Eu estava ali o tempo todo, só você não viu” (Pity canta)

Olho para o céu, por mais piegas que soe a frase, olho para o céu, totalmente azul, exceto por três moitas de algodão, por mais piegas que soe dizer que as nuvens parecem feitas de algodão, e me emociono. Porque você não está aqui, comigo.

Olho para borboleta amarela, uma borboleta muito velha, olho para o fim da vida da borboleta, voando em círculos arredor do pézinho de limão do meu singelo quintal, sem forças sobressalentes para alcançar vôos mais altos, e vejo outra borboleta branca, novinha em folha, voar ali perto, e penso sobre isso, e me emociono. Por que você não está aqui, comigo?

Sei que hoje à tarde, precisamente às cinco horas, estarei no cemitério, próximo do túmulo aberto, a enterrar alguém que significou algo, representou modelo a ser seguido, foi uma Dama com caixa alta no D. Criou bem os filhos, educou os netos, é pessoa querida da avó Auristela. Há poucos dias passando ao lado da entrada da minúscula cidade de Paraguaçu, dizia a quem estava ao meu lado das quantas vezes Dona Dolores e o marido (muito mais importante), saíram de São Bento do Sul aos domingos, passando por Itaiópolis, pegar meus avós, para irem comer pirogue no único restaurante, típico, estabelecido num casarão muito antigo, lá no que mais se parece um “vilarejo”.

Minha avó, do velório, não ficará para o enterro, e eu, primas e tios, estaremos lá até o último minuto para representá-la de alguma forma. Em sinal de respeito, exatamente como os filhos dela farão, quando minha avó, esta igualmente Dama, se for. E pensando nisso tudo, me emociono. Porque você não está aqui, comigo.

Você não estar aqui comigo é certamente a prova que enfrento, neste dia lindo, e a cada outono, inverno, primavera, e todo ano, no verão inteiro, no exercício de me tornar uma pessoa melhor, por minha própria conta e risco, sem você, repito, aqui comigo, para me ensinar a ser. E porque não estou contigo, da mesma maneira, é que sei, do teu enfrentamento diário, no mesmo sentido. Você, que é ou não é meu amigo, que de outra janela olha o céu, e se emociona.

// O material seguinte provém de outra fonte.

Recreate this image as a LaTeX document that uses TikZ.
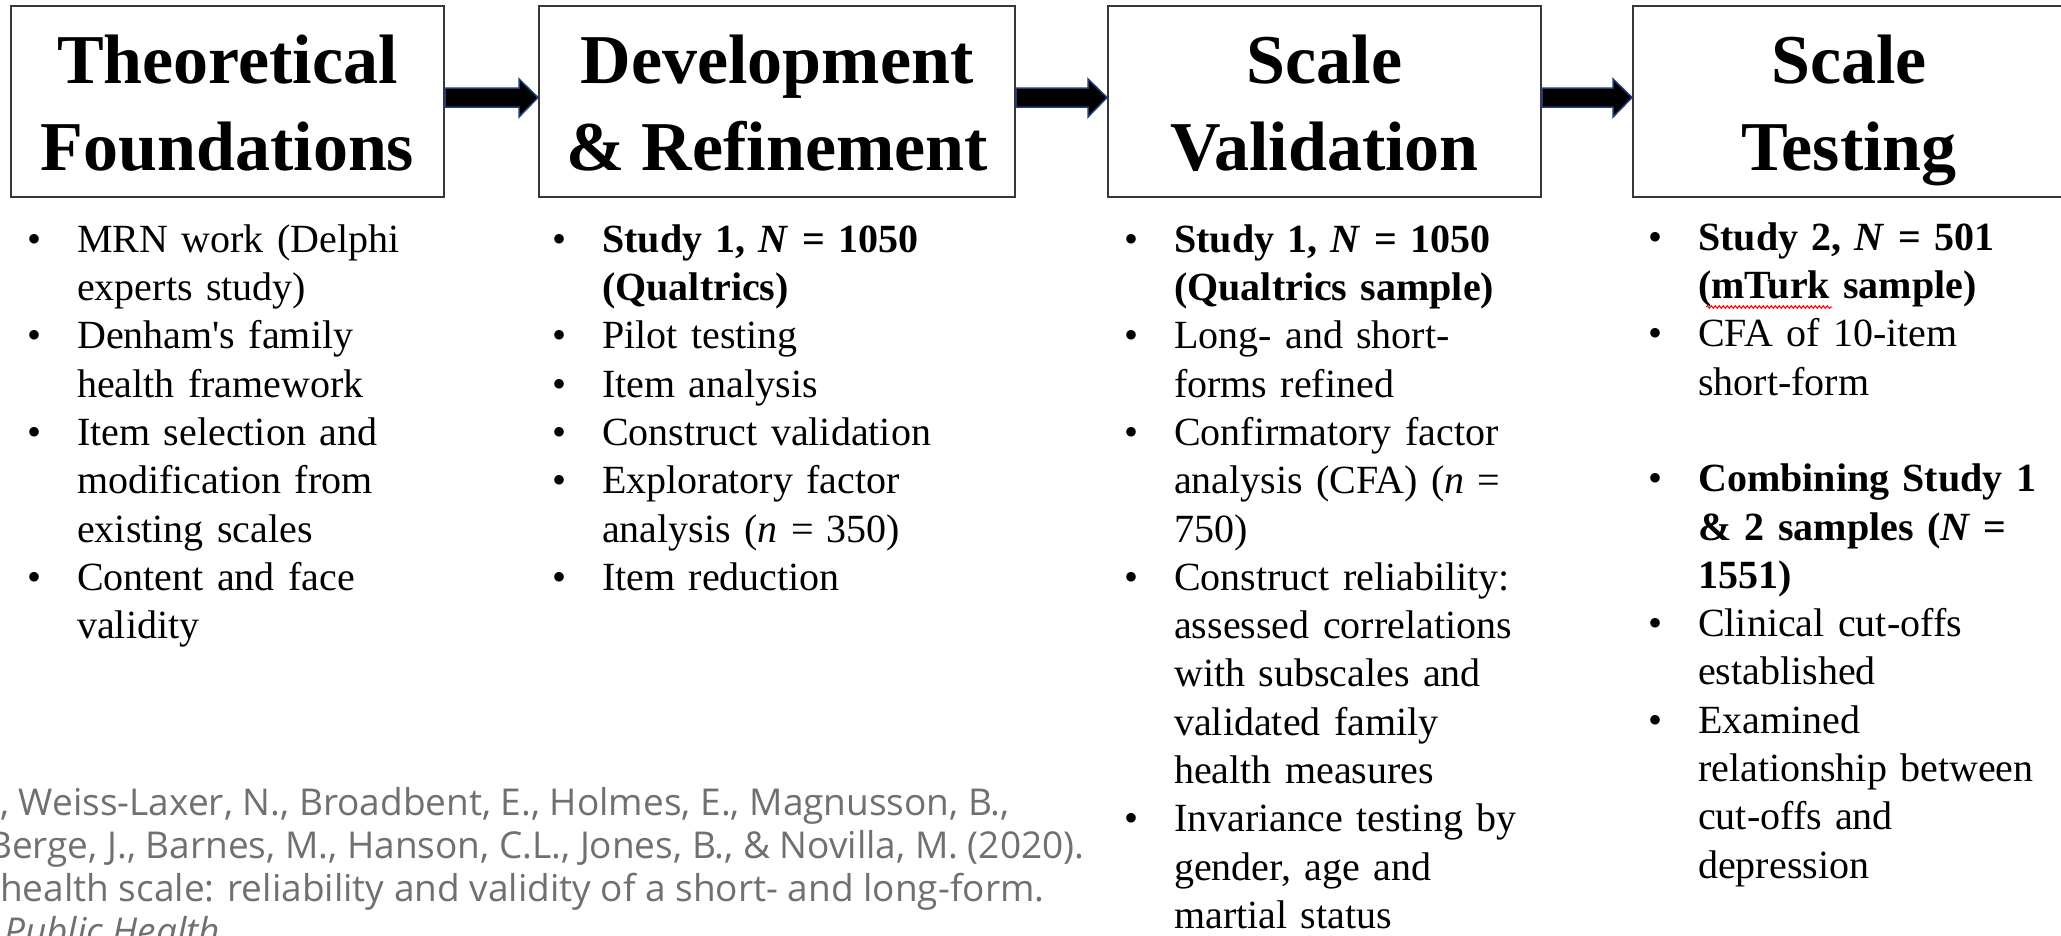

Somos companhias invisíveis, uns dos outros, no mais das vezes.

Lembrei de ti agora, Madô Martins, e do teu texto todo “Azul”, publicado na revista eletrônica RUBEM, no qual comento:

Gostei muito do povo junto, assim reunido, Madô. E do tom. E do plúmbeo.
Que presente procurar a película de cores e ficar ali, olhando, olhando, olhando… Nem vendo, mas olhando, para tudo aquilo que não se vê. Porque está lá adiante, escondidinho, na moita da cor.

Eu gosto de ver as pessoas reunidas arredor de um túmulo, num domingo de céu essencialmente azul, com um ventinho fresco carregando pequenas nuvens brancas. Por mais tolo que soe. A cena é, quase sempre, o fim de toda tensão. O fim de uma vida metade feliz, metade infeliz, como todas, por mais que queiramos nos iludir em contrário.